>>>

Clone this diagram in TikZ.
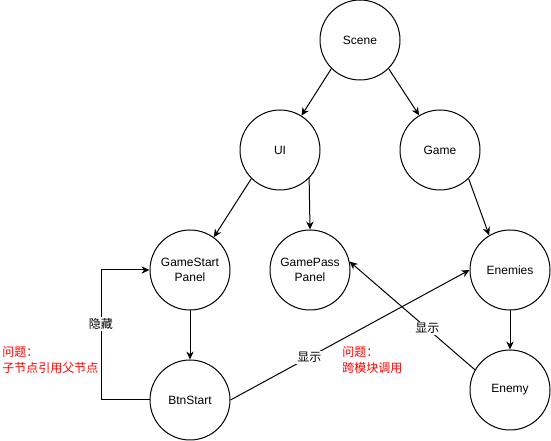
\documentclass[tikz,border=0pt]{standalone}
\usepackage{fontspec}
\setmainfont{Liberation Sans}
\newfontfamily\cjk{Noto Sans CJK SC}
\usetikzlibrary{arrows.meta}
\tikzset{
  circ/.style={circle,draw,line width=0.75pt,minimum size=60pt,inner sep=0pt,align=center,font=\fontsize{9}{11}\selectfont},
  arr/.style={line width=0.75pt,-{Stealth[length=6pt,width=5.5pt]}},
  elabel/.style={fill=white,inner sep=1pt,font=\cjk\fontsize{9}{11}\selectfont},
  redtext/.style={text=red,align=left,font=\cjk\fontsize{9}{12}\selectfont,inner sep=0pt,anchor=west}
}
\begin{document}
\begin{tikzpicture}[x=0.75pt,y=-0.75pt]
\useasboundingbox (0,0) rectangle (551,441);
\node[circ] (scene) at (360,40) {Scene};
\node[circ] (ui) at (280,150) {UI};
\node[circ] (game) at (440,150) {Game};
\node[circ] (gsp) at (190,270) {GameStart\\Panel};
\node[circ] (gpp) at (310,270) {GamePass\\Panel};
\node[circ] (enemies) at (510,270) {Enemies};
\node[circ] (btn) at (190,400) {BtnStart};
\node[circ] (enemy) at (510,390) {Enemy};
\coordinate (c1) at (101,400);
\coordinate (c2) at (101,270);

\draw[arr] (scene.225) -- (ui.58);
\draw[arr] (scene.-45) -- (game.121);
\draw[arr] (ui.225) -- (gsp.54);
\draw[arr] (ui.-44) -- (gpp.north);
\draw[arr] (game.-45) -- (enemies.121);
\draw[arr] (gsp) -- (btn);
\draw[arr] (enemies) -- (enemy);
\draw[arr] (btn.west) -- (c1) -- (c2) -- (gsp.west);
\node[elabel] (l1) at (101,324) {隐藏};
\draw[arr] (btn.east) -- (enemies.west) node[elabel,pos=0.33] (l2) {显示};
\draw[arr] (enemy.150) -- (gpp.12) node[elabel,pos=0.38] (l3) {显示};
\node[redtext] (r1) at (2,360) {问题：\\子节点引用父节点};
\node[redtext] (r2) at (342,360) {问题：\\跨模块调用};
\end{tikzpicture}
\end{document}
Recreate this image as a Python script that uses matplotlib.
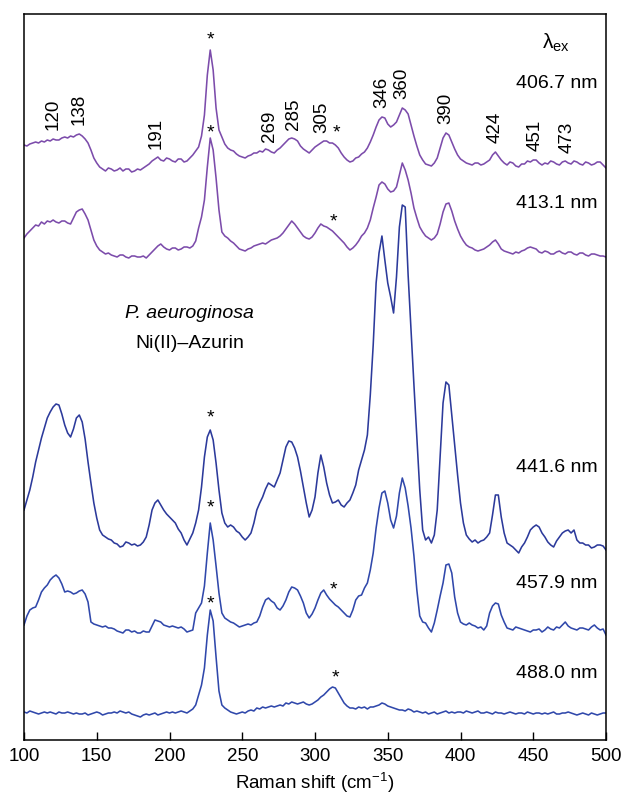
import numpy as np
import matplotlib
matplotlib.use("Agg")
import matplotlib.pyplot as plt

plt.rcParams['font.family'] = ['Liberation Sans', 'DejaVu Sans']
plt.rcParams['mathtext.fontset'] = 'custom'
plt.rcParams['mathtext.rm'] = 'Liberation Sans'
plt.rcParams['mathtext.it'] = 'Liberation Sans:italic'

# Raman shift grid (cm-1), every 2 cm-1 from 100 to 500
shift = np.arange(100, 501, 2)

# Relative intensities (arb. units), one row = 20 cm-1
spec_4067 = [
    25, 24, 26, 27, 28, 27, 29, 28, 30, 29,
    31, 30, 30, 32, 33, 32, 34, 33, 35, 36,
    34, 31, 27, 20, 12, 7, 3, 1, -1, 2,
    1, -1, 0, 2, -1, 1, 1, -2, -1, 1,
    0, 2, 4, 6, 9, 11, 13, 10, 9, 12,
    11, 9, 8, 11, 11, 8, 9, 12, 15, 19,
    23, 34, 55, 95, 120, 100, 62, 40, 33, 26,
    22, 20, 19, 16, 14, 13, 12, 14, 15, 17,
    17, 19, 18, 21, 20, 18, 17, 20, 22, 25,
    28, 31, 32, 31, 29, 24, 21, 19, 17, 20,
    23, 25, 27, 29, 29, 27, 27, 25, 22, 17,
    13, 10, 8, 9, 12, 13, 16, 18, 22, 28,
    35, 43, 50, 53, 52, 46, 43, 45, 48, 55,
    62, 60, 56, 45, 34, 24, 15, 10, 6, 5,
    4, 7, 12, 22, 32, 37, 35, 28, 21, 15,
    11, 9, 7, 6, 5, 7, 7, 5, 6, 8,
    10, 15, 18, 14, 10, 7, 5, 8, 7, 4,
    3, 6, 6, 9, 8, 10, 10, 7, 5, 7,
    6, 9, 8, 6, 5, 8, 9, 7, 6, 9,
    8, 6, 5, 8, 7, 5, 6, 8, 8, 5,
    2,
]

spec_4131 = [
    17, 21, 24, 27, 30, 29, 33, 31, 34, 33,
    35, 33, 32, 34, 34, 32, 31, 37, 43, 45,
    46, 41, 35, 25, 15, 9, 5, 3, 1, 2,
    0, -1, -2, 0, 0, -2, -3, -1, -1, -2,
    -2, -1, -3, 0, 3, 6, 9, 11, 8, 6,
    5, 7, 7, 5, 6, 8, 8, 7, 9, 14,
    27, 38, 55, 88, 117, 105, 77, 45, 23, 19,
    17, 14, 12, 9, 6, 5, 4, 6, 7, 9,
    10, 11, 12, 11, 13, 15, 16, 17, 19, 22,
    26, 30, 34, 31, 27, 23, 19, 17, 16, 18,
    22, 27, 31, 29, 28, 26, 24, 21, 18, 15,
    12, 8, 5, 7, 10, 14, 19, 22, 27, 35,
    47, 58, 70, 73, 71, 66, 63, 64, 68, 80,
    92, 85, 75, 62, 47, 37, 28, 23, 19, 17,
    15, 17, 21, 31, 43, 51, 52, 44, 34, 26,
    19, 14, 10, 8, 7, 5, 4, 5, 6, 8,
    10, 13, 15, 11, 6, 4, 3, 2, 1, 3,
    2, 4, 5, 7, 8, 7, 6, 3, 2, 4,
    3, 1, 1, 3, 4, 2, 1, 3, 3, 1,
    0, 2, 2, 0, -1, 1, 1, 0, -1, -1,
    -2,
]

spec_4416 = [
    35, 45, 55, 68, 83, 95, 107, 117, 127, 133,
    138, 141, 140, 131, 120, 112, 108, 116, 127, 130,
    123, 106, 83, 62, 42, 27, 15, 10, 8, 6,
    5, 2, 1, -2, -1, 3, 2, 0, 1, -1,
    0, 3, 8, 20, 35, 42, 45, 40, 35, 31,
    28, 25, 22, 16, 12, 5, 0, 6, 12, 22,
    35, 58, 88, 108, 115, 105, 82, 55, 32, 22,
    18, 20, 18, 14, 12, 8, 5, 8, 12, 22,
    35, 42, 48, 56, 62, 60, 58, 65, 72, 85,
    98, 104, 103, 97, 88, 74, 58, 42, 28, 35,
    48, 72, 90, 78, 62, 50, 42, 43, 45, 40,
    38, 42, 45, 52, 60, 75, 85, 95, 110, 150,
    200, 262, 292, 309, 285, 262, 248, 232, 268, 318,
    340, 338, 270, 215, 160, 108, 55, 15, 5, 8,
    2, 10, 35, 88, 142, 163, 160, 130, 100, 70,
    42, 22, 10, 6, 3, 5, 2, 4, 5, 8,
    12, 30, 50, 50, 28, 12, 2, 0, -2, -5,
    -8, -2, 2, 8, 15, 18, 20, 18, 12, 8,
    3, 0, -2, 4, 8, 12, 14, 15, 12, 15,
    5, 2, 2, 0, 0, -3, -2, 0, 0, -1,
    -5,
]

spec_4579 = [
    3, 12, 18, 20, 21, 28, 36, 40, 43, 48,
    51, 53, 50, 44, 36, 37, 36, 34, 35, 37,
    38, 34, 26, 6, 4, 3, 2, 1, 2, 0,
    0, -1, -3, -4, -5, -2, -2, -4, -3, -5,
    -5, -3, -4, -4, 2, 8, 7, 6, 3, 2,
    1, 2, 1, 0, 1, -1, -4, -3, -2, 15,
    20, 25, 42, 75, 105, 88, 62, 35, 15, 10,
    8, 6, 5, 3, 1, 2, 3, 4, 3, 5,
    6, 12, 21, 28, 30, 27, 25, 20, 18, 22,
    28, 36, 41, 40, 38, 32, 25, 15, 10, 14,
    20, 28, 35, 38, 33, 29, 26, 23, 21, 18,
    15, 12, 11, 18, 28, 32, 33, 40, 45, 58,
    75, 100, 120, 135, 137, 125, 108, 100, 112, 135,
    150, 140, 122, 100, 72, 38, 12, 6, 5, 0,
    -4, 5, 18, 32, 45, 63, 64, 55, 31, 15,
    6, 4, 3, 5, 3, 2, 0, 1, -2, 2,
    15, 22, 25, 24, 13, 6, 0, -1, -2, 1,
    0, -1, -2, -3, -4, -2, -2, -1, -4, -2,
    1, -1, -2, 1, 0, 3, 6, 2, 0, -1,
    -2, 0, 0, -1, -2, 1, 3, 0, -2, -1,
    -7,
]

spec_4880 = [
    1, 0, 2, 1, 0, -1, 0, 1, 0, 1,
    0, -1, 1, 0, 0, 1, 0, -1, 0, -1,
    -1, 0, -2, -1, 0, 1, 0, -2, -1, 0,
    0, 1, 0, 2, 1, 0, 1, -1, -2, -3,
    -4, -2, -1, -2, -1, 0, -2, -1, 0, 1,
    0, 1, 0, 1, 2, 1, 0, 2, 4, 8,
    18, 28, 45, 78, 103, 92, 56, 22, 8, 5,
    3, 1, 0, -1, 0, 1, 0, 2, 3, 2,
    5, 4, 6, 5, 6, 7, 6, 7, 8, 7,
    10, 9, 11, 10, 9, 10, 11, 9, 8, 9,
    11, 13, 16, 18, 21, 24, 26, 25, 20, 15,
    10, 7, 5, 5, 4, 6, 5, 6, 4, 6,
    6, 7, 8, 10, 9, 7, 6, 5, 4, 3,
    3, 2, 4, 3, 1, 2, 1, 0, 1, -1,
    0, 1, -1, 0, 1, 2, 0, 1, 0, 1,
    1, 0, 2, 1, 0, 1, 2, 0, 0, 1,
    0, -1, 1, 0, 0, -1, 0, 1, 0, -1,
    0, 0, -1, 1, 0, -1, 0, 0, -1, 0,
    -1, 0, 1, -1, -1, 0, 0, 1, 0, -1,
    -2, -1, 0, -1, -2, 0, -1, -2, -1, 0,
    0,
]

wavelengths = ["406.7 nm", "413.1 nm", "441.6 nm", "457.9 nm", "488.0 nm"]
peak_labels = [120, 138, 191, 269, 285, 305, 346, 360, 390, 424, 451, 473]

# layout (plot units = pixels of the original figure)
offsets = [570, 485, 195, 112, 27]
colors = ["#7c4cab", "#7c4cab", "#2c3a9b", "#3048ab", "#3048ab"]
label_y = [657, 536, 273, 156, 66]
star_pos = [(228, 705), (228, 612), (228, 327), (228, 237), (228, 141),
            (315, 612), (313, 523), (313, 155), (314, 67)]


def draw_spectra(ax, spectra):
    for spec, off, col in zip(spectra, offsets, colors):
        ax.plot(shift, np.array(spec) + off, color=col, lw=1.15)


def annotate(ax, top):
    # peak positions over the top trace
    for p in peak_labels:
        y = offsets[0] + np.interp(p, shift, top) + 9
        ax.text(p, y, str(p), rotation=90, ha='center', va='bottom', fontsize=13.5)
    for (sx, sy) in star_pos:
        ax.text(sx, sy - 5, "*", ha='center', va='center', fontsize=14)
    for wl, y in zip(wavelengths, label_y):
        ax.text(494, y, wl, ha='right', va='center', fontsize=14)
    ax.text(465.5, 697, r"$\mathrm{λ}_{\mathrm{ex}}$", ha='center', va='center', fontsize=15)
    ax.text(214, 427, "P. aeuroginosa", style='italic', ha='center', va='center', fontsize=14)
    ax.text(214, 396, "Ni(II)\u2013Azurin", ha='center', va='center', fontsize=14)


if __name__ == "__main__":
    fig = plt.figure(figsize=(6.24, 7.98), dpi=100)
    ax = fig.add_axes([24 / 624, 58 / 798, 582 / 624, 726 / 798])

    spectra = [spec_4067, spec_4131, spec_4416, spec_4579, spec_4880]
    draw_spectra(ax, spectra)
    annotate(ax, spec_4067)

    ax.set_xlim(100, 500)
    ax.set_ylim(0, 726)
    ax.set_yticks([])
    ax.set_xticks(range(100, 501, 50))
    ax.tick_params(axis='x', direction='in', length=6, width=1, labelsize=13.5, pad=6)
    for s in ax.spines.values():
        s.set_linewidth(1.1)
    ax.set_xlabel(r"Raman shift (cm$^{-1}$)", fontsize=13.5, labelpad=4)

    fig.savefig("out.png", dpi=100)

<<<

THE EXERCISE - Leave out any pictures, please, and quote only the lines from the top of the data through the line that contains "(c2) at (101,270);".

TASK OUTPUT -
Clone this diagram in TikZ.
\documentclass[tikz,border=0pt]{standalone}
\usepackage{fontspec}
\setmainfont{Liberation Sans}
\newfontfamily\cjk{Noto Sans CJK SC}
\usetikzlibrary{arrows.meta}
\tikzset{
  circ/.style={circle,draw,line width=0.75pt,minimum size=60pt,inner sep=0pt,align=center,font=\fontsize{9}{11}\selectfont},
  arr/.style={line width=0.75pt,-{Stealth[length=6pt,width=5.5pt]}},
  elabel/.style={fill=white,inner sep=1pt,font=\cjk\fontsize{9}{11}\selectfont},
  redtext/.style={text=red,align=left,font=\cjk\fontsize{9}{12}\selectfont,inner sep=0pt,anchor=west}
}
\begin{document}
\begin{tikzpicture}[x=0.75pt,y=-0.75pt]
\useasboundingbox (0,0) rectangle (551,441);
\node[circ] (scene) at (360,40) {Scene};
\node[circ] (ui) at (280,150) {UI};
\node[circ] (game) at (440,150) {Game};
\node[circ] (gsp) at (190,270) {GameStart\\Panel};
\node[circ] (gpp) at (310,270) {GamePass\\Panel};
\node[circ] (enemies) at (510,270) {Enemies};
\node[circ] (btn) at (190,400) {BtnStart};
\node[circ] (enemy) at (510,390) {Enemy};
\coordinate (c1) at (101,400);
\coordinate (c2) at (101,270);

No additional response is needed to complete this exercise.